I’m sure right now you’re thinking, "Why would I want to read 300 pages about theoretical physics?" I have an engineering and physics background in my former career, and that doesn’t even sound fun to me. However, at some point we’ve all thought about what it would be like to time travel. We’ve all seen teleportation in Star Trek, or traveling faster than the speed of light in Star Wars. How many movies and TV shows have been made about robots becoming smarter than we are and turning on us? Terminator or I, Robot, anyone? What about Watson on Jeopardy?
Kaku takes the pop-culture sci-fi topics that everyone has thought about at one point or another, and describes the physics that may actually make them possible in a (more or less) easy-to-read fashion. You don’t need to have a huge science background to understand what’s going on. Kaku deconstructs into three classes what most people think are impossibilities. The first class being impossibilities that don’t break known laws of physics, and may be possible in this or the next century, including force fields, teleportation, invisibility, robots, UFO’s, and starships. Can you imagine how the world would change if you could order a book on Amazon and it would be teleported to you? You think that the USPS has a hard time now?! Also discussed are class II impossibilities that might be realized within a millennia or more (time travel, parallel universes) and class III impossibilities which violate the known laws of physics which would require a fundamental shift in mankind’s understanding of physics (perpetual motion machines).
Kaku takes great care in honoring the past scientific discoveries by giving a bit of history from the scientists whose research has brought us to where we are today. Sadly, many of these great thinkers were persecuted for their beliefs (some even committing suicide) that were later proven in labs. Ludwig Boltzmann was hounded for his belief of atoms and hanged himself in 1906 because of the intense pressure. What Boltzmann didn’t realize was that Einstein had written a paper in 1905 demonstrating their existence.
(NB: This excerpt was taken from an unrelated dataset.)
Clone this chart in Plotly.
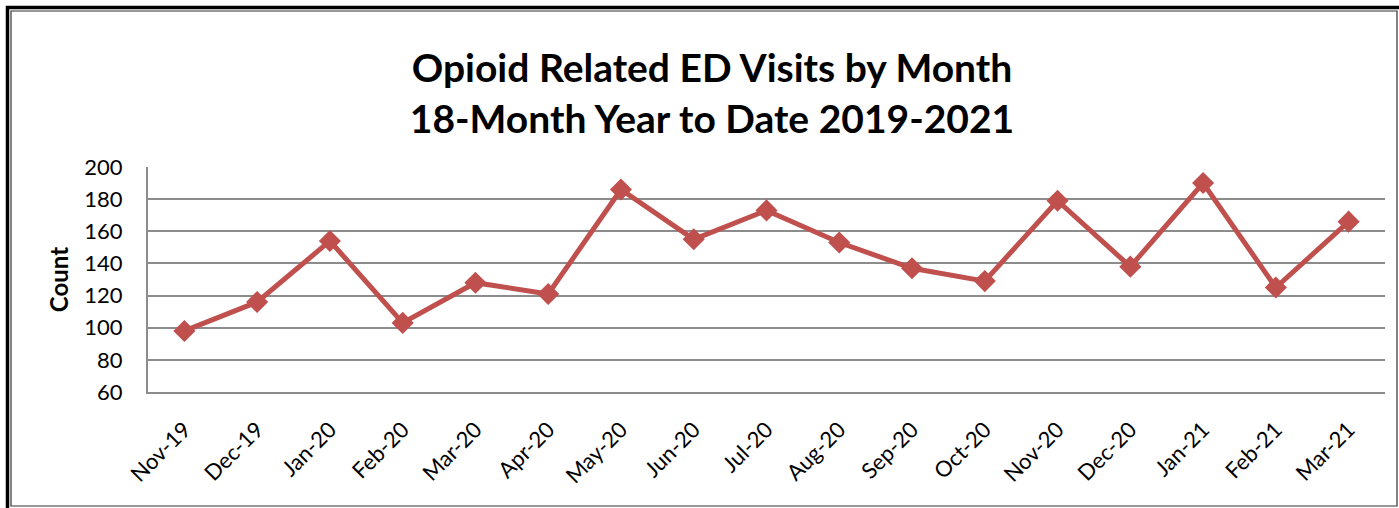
import plotly.graph_objects as go

months = ["Nov-19", "Dec-19", "Jan-20", "Feb-20", "Mar-20", "Apr-20", "May-20", "Jun-20",
          "Jul-20", "Aug-20", "Sep-20", "Oct-20", "Nov-20", "Dec-20", "Jan-21", "Feb-21", "Mar-21"]
counts = [98, 116, 154, 103, 128, 121, 186, 155, 173, 153, 137, 129, 179, 138, 190, 125, 166]
y_ticks = [60, 80, 100, 120, 140, 160, 180, 200]

W, H = 1399, 508
L, R, T, B = 148, 1385, 167, 392


def px(x):
    return (x - L) / (R - L)


def py(y):
    return (B - y) / (B - T)


fig = go.Figure()
fig.add_trace(go.Scatter(
    x=months, y=counts, mode="lines+markers",
    line=dict(color="#C0504D", width=5),
    marker=dict(symbol="diamond", size=17, color="#C0504D"),
    showlegend=False,
))

font = "Lato, Liberation Sans, sans-serif"
fig.update_layout(
    width=W, height=H,
    margin=dict(l=L, r=W - R, t=T, b=H - B, pad=0),
    paper_bgcolor="white", plot_bgcolor="white",
    font=dict(family=font, color="black", size=22),
    title=dict(
        text="<b>Opioid Related ED Visits by Month<br>18-Month Year to Date 2019-2021</b>",
        x=712 / W, xanchor="center", y=1 - 82 / H, yanchor="middle",
        font=dict(size=39, family=font, color="black"),
    ),
    xaxis=dict(
        range=[-0.5, 16.5], tickangle=-45, showgrid=False, zeroline=False,
        showline=True, linecolor="#8C8C8C", linewidth=2,
        ticks="", tickfont=dict(size=22), ticklabelstandoff=14,
    ),
    yaxis=dict(
        range=[60, 200], tickvals=y_ticks, showgrid=True, gridcolor="#8C8C8C", gridwidth=2,
        zeroline=False, showline=True, linecolor="#8C8C8C", linewidth=2,
        ticks="", ticklabelstandoff=19, tickfont=dict(size=22),
        title=dict(text="<b>Count</b>", font=dict(size=24), standoff=9),
    ),
    shapes=[
        dict(type="rect", xref="paper", yref="paper",
             x0=px(7.5), x1=px(1402), y0=py(7.5), y1=py(512),
             line=dict(color="black", width=3.5)),
        dict(type="rect", xref="paper", yref="paper",
             x0=px(11), x1=px(1397), y0=py(11), y1=py(506),
             line=dict(color="#333333", width=1.2)),
    ],
)

fig.write_html("out.html", config={"displayModeBar": False},
               post_script="document.body.style.margin='0';")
While the research from the past has made possible everything society takes for granted today (the internet, cell phones, computers, space travel), we are an infantile society when it comes to scientific discovery. It is highly likely that societies are thriving in the universe (or in other universes) that are much more advanced than we are. Kaku paints a broad picture of how we may discover and use technologies to become a more advanced civilization, and on the extreme long-term timescale, survive. Kaku does so in a way that someone with little scientific background but a little bit of nerd in them can understand. I myself can’t wait for his next book Physics of the Future: How Science Will Shape Human Destiny and Our Daily Lives by the Year 2100.